Bringing the stars to the stage

Leonard Cohen and Rob Hallett

He coaxed Leonard Cohen out of retirement, staged Prince's 21-night London run, is bringing Britney Spears to Britain and taking Damon Albarn's Monkey opera to China.

Concert promoter Rob Hallett of AEG has been behind some of the landmark live music events of recent years. He now has a major reunion up his sleeve - just don't ask about the chances of a Michael Jackson comeback.


Leonard Cohen is finishing his UK arena tour - how did you talk him out of retirement?

It took some time. Leonard was trying to make some of the money back that had been stolen. [Cohen's manager stole $9.5m (£6.2m) in the 1990s.] At first he said, 'I don't know if anyone wants to see me. You must be joking'.

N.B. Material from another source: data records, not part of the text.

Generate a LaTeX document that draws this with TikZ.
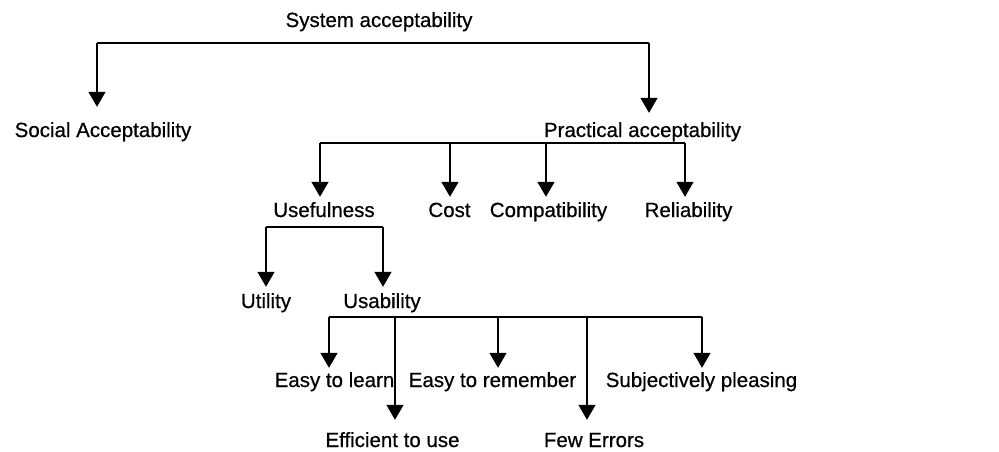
\documentclass[tikz,border=0pt]{standalone}
\usepackage{fontspec}
\setmainfont{Liberation Sans}[BoldFont=Liberation Sans,BoldFeatures={FakeBold=0.6}]
\usetikzlibrary{arrows.meta}
\begin{document}
\begin{tikzpicture}[x=1pt,y=-1pt,
  lbl/.style={anchor=base,inner sep=0pt,text height=15pt,text depth=4pt,font=\fontsize{20.5pt}{24pt}\selectfont\bfseries},
  bar/.style={line width=1.4pt},
  arr/.style={line width=1.4pt,-{Triangle[width=17pt,length=15pt]}}]
\useasboundingbox (0,0) rectangle (999,451);
% nodes
\node[lbl] (sys) at (379,27) {System acceptability};
\node[lbl] (soc) at (103,137) {Social Acceptability};
\node[lbl] (prac) at (642.5,137) {Practical acceptability};
\node[lbl] (usef) at (324,217) {Usefulness};
\node[lbl] (cost) at (449.5,217) {Cost};
\node[lbl] (compat) at (548.5,217) {Compatibility};
\node[lbl] (rel) at (688.5,217) {Reliability};
\node[lbl] (util) at (266,308) {Utility};
\node[lbl] (usab) at (382,308) {Usability};
\node[lbl] (learn) at (334.5,387) {Easy to learn};
\node[lbl] (eff) at (392.5,447) {Efficient to use};
\node[lbl] (rem) at (492.5,387) {Easy to remember};
\node[lbl] (few) at (594,447) {Few Errors};
\node[lbl] (subj) at (701.5,387) {Subjectively pleasing};
% bar 1
\coordinate (b1a) at (97,43);
\coordinate (b1b) at (649,43);
\draw[bar] (b1a) -- (b1b);
\draw[arr,shorten >=15pt] (b1a) -- (b1a |- soc.north);
\draw[arr,shorten >=9pt] (b1b) -- (b1b |- prac.north);
% bar 2
\coordinate (b2a) at (320,143);
\coordinate (b2b) at (450,143);
\coordinate (b2c) at (546,143);
\coordinate (b2d) at (685,143);
\draw[bar] (b2a) -- (b2d);
\draw[arr,shorten >=5pt] (b2a) -- (b2a |- usef.north);
\draw[arr,shorten >=5pt] (b2b) -- (b2b |- cost.north);
\draw[arr,shorten >=5pt] (b2c) -- (b2c |- compat.north);
\draw[arr,shorten >=5pt] (b2d) -- (b2d |- rel.north);
% bar 3
\coordinate (b3a) at (266,227);
\coordinate (b3b) at (383,227);
\draw[bar] (b3a) -- (b3b);
\draw[arr,shorten >=6pt] (b3a) -- (b3a |- util.north);
\draw[arr,shorten >=6pt] (b3b) -- (b3b |- usab.north);
% bar 4
\coordinate (b4a) at (329,317);
\coordinate (b4b) at (395,317);
\coordinate (b4c) at (498,317);
\coordinate (b4d) at (587,317);
\coordinate (b4e) at (702,317);
\draw[bar] (b4a) -- (b4e);
\draw[arr,shorten >=4pt] (b4a) -- (b4a |- learn.north);
\draw[arr,shorten >=12pt] (b4b) -- (b4b |- eff.north);
\draw[arr,shorten >=4pt] (b4c) -- (b4c |- rem.north);
\draw[arr,shorten >=12pt] (b4d) -- (b4d |- few.north);
\draw[arr,shorten >=4pt] (b4e) -- (b4e |- subj.north);
\end{tikzpicture}
\end{document}
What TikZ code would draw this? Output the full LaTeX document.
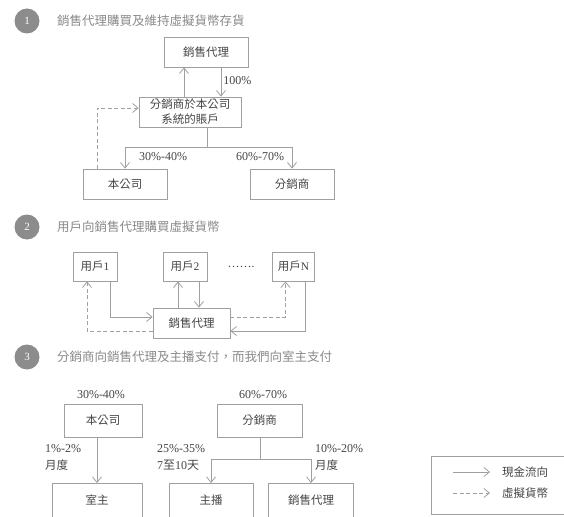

We went back and forth over a couple of years. In the end, I offered to finance the rehearsals and said, 'we'll do some warm-up dates in Canada, and lets see what we've got'.

So we were about $3m (£2m) in and 16 shows in Canada and we knew that we had a monster on our hands. When I first put an O2 show on sale everyone said, 'what? Leonard Cohen in the O2?' And we sold out three. It's been a fantastic success. Everyone who's seen the show almost without fail is saying this is the best show they've ever seen in their lives.

You also staged the Prince residency at the O2 - how did that come about?

Prince

We were talking to Prince for some time and he said he'll come, but he wants to do 21 nights. He was insistent, so we said, 'OK, let's do 21 nights in London just as long as you're prepared for the last 10 to be in Ronnie Scott's. Who knows where the 21 nights will be, but they won't necessarily be at the O2'.

And Prince said, 'yes they will. It's going to work'. He wouldn't even consider the possibility of anything else. And it was pretty incredible. The man is a genius.

What lengths do you go to in order to keep these stars happy - did you really build a hotel for Prince in the O2?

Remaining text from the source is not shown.